**Given instruction**
Transcribe only the lines of the listing below from the one holding "Give me the TikZ source for this diagram." through the one holding "(632,6) rectangle (1726,595);", inclusive, without any change.

Records with drawing code
>>>
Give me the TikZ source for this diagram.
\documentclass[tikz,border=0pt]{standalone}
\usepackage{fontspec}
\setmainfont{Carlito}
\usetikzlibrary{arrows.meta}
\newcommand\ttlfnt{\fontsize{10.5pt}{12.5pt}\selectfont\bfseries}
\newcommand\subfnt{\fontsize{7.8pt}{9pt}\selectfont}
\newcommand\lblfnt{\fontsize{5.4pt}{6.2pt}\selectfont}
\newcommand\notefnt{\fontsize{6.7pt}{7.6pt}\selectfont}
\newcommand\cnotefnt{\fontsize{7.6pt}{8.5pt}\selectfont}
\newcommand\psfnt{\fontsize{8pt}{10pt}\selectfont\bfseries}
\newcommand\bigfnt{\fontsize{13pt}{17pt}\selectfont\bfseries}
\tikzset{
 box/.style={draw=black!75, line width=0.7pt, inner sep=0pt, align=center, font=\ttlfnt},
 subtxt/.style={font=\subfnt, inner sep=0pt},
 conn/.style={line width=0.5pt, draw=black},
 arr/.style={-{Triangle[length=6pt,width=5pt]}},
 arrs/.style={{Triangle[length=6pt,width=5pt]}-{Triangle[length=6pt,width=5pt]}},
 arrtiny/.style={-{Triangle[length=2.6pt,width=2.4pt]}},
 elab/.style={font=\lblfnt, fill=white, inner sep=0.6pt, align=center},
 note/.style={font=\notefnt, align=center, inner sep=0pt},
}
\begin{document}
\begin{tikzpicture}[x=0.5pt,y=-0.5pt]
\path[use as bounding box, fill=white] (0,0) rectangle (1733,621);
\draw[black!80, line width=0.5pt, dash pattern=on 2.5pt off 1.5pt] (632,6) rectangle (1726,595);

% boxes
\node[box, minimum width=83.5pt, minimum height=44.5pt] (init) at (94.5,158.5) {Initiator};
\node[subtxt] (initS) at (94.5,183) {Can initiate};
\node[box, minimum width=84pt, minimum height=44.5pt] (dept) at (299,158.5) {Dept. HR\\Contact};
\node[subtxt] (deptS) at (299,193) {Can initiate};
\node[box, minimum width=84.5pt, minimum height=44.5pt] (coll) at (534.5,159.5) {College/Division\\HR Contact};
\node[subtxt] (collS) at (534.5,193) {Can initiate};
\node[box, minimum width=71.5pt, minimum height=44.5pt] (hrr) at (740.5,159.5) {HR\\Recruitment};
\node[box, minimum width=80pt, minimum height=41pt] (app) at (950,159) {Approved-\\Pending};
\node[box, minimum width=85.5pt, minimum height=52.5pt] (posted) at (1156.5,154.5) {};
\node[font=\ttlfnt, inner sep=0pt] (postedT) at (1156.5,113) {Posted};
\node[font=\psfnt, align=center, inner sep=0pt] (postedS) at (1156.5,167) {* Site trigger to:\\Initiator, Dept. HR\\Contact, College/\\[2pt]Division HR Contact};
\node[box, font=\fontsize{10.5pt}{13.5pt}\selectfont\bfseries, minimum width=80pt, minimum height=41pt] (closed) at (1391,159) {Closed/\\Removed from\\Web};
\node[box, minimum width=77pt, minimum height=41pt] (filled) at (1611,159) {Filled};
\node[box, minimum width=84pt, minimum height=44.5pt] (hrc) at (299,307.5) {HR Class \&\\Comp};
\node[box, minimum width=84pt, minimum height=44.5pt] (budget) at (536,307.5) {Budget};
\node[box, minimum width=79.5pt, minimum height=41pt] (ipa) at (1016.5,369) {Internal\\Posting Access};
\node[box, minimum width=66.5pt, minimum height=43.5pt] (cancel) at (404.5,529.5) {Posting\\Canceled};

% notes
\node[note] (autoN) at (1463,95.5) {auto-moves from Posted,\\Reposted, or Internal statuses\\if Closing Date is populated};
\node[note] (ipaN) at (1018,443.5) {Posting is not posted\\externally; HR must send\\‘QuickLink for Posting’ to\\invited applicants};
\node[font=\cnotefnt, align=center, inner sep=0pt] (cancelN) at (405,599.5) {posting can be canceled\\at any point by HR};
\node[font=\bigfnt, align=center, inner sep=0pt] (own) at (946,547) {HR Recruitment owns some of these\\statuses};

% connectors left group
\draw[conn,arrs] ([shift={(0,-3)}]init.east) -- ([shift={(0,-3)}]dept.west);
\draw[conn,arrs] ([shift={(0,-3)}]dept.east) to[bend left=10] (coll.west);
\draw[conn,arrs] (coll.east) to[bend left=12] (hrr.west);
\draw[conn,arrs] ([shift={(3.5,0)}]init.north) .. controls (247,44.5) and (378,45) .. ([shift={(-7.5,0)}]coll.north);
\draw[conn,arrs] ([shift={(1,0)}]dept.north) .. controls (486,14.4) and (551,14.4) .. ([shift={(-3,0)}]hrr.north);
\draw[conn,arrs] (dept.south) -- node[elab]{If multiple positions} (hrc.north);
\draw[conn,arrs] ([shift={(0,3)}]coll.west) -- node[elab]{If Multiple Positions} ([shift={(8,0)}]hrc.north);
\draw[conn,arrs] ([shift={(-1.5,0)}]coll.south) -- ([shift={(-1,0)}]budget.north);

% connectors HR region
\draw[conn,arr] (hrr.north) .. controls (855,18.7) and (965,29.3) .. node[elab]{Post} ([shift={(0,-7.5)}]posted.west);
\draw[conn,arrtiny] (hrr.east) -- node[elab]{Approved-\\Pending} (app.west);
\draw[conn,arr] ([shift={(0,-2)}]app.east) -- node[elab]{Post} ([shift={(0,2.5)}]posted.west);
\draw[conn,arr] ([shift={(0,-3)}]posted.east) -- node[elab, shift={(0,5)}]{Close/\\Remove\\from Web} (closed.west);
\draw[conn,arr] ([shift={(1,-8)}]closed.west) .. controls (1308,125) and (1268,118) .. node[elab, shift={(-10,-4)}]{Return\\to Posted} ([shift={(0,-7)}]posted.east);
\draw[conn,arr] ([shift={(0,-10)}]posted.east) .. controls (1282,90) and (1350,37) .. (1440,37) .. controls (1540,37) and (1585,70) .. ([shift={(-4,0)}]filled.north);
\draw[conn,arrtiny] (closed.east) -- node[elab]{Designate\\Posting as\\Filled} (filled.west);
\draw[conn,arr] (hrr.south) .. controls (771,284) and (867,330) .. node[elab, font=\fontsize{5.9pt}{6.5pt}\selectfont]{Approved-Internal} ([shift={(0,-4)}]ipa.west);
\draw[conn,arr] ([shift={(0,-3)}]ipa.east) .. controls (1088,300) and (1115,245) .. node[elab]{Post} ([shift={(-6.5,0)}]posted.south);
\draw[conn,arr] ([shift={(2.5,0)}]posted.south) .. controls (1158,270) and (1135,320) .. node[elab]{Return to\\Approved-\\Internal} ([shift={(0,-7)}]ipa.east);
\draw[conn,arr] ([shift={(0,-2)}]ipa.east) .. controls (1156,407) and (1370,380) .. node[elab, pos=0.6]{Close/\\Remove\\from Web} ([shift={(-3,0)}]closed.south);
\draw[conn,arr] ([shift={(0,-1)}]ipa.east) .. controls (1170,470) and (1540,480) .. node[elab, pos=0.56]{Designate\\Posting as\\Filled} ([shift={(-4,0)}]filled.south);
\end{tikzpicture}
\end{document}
<<<
>>>
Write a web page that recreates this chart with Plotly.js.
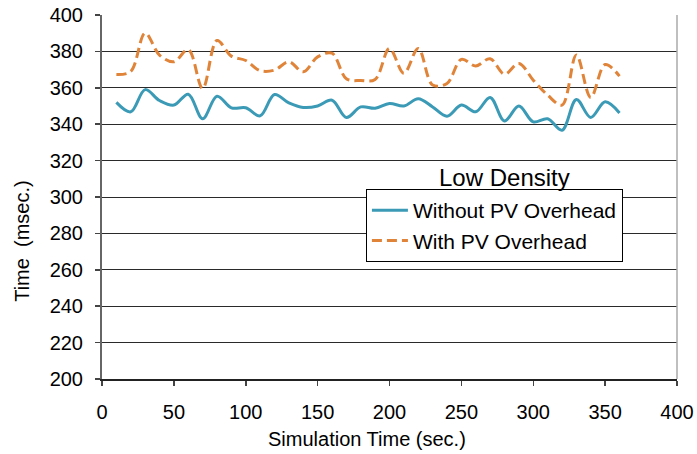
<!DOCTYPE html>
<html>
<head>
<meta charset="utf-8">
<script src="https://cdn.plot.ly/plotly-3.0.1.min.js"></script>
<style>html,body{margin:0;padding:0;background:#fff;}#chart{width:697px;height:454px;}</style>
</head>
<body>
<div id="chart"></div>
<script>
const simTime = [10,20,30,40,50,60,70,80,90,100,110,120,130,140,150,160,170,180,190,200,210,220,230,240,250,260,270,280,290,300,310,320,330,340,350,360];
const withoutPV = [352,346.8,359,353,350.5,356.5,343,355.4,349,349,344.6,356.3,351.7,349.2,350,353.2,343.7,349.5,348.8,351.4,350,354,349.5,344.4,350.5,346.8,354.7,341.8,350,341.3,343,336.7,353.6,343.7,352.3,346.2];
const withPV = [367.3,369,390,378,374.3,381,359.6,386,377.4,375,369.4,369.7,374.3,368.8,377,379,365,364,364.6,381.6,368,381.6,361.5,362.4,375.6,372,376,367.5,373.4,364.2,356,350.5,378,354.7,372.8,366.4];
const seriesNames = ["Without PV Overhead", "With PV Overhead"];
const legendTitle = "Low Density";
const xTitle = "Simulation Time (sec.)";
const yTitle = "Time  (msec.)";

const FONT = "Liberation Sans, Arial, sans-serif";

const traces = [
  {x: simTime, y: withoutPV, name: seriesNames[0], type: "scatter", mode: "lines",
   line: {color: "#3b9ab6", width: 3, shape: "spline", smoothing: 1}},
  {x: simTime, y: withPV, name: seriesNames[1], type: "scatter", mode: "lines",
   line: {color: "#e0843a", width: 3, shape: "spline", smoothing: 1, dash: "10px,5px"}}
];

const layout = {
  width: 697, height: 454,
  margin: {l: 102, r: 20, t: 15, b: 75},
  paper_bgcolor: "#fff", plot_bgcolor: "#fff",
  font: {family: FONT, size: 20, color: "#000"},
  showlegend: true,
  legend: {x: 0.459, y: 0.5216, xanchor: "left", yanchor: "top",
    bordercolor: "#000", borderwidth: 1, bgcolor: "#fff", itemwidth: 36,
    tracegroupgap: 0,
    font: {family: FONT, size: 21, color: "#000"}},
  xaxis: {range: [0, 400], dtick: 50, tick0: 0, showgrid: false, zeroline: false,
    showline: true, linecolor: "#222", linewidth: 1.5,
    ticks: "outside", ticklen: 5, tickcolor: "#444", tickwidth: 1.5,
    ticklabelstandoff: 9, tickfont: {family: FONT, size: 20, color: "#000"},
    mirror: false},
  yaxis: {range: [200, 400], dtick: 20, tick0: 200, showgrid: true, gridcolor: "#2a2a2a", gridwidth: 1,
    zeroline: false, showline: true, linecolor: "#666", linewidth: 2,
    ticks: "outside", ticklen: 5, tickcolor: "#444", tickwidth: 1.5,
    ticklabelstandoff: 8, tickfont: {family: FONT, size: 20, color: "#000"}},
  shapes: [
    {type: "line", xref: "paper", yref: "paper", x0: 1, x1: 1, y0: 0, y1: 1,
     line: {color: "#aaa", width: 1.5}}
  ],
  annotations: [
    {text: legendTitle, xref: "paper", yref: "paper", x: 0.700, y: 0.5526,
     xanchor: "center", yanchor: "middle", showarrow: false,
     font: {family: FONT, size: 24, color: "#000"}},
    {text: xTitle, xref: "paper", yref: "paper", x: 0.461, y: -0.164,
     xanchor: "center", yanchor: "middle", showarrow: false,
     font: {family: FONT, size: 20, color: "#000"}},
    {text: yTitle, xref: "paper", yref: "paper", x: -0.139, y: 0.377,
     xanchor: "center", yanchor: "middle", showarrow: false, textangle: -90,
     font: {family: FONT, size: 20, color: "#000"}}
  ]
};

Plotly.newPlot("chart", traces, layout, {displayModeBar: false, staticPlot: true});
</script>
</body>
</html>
<<<
**Response for this exercise**
Give me the TikZ source for this diagram.
\documentclass[tikz,border=0pt]{standalone}
\usepackage{fontspec}
\setmainfont{Carlito}
\usetikzlibrary{arrows.meta}
\newcommand\ttlfnt{\fontsize{10.5pt}{12.5pt}\selectfont\bfseries}
\newcommand\subfnt{\fontsize{7.8pt}{9pt}\selectfont}
\newcommand\lblfnt{\fontsize{5.4pt}{6.2pt}\selectfont}
\newcommand\notefnt{\fontsize{6.7pt}{7.6pt}\selectfont}
\newcommand\cnotefnt{\fontsize{7.6pt}{8.5pt}\selectfont}
\newcommand\psfnt{\fontsize{8pt}{10pt}\selectfont\bfseries}
\newcommand\bigfnt{\fontsize{13pt}{17pt}\selectfont\bfseries}
\tikzset{
 box/.style={draw=black!75, line width=0.7pt, inner sep=0pt, align=center, font=\ttlfnt},
 subtxt/.style={font=\subfnt, inner sep=0pt},
 conn/.style={line width=0.5pt, draw=black},
 arr/.style={-{Triangle[length=6pt,width=5pt]}},
 arrs/.style={{Triangle[length=6pt,width=5pt]}-{Triangle[length=6pt,width=5pt]}},
 arrtiny/.style={-{Triangle[length=2.6pt,width=2.4pt]}},
 elab/.style={font=\lblfnt, fill=white, inner sep=0.6pt, align=center},
 note/.style={font=\notefnt, align=center, inner sep=0pt},
}
\begin{document}
\begin{tikzpicture}[x=0.5pt,y=-0.5pt]
\path[use as bounding box, fill=white] (0,0) rectangle (1733,621);
\draw[black!80, line width=0.5pt, dash pattern=on 2.5pt off 1.5pt] (632,6) rectangle (1726,595);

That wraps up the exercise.